There will be 10-6-4″ available at every road stage finish, plus 3-2-1″ at intermediate sprints.
The Movistar Team conquered the overall classification of the race in 2022 with Annemiek van Vleuten.
Annemiek van Vleuten and the Movistar Team tackle their last July together with two opportunities to keep making history. The World Road Race Champion will seek at the 34th edition of the Giro d’Italia Donne to defend her title at the second Grand Tour of 2023 and bid farewell in style to a land she loves so much.
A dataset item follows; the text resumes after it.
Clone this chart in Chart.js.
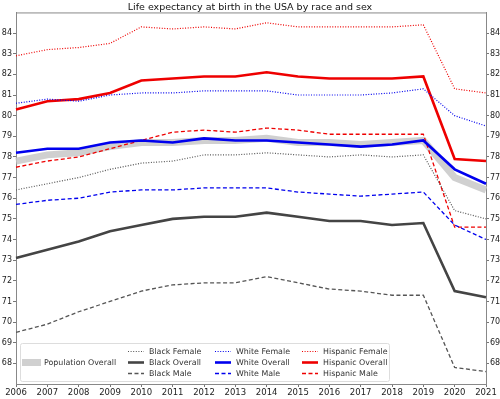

She will try to do so at an open, demanding, exciting course, surely against big rivals.
The only TT of the race will be faced on day one (Friday 30th June), over a technical, hilly 4km course in Chianciano Terme, close to Siena. After that will come a first mountain stage, with the long QOM of Passo della Colla (Cat-2; 16km at 4.5%) before the finish in Marradi (Saturday 1st July). Two expected sprints, in Modena (Sunday 2nd) and Borgo Val di Taro (Monday 3rd) will preceed the decisive stages.
Tuesday 4th will bring the stage with most elevation gain (+2500m) and toughest slopes (a 10km, almost 9% ‘GPM’ right after the start), set to make a significant GC selection at Ceres’ finish. On Wednesday 5th, the first mountain-top finish will take the race to Canelli (2.5km at 7%), while on Thursday 6th, riders will face arguably the Queen stage to Alassio, with no respite, a very tough final 15km and another uphill finish.
A transfer day (Friday 7th) towards Sardinia will only leave two stages to cover in the island, with no big climbs yet still lumpy, to Sassari (Saturday 8th) and Olbia (Sunday 9th). The race could well be decided before that last weekend – but in Italy, you absolutely never know.